The lion’s share of the blame belongs to Trump, Musk and the rag-tag band of men whose careers depend on catering to them and their egos. And some undoubtedly goes to his voters, although I suspect they’ll soon pay their own steep price. But it’s important to look also at how some of the Unites States’ fiercest critics have made the decline in the country’s multilateral engagement easier than it should have been.

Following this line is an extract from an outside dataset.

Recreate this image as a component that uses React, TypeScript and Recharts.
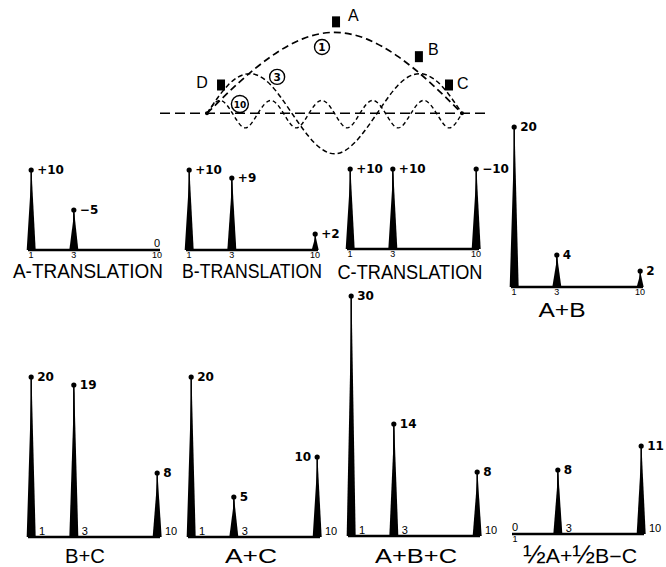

Some might already have raised their eyebrows at my first sentence and asked “what international order?” During the US election campaign, one often heard the sentiment that the outcome would barely make a difference to a world accustomed to a century of American hegemony. I’ve seen some academics, virtually overnight, go from attacking Western development aid to lamenting its decline. Because it’s not only US aid budgets being cut: last year our governing coalition announced annual cuts of €2.4 billion to this sector.
Development aid (like all systems) can too often be corrupt, inefficient and hypocritical. It is certainly no paradise. But it’s made a positive difference to the lives of billions, as we’ll learn to our detriment if we let it slip away. If we let them turn the world into their parking lot.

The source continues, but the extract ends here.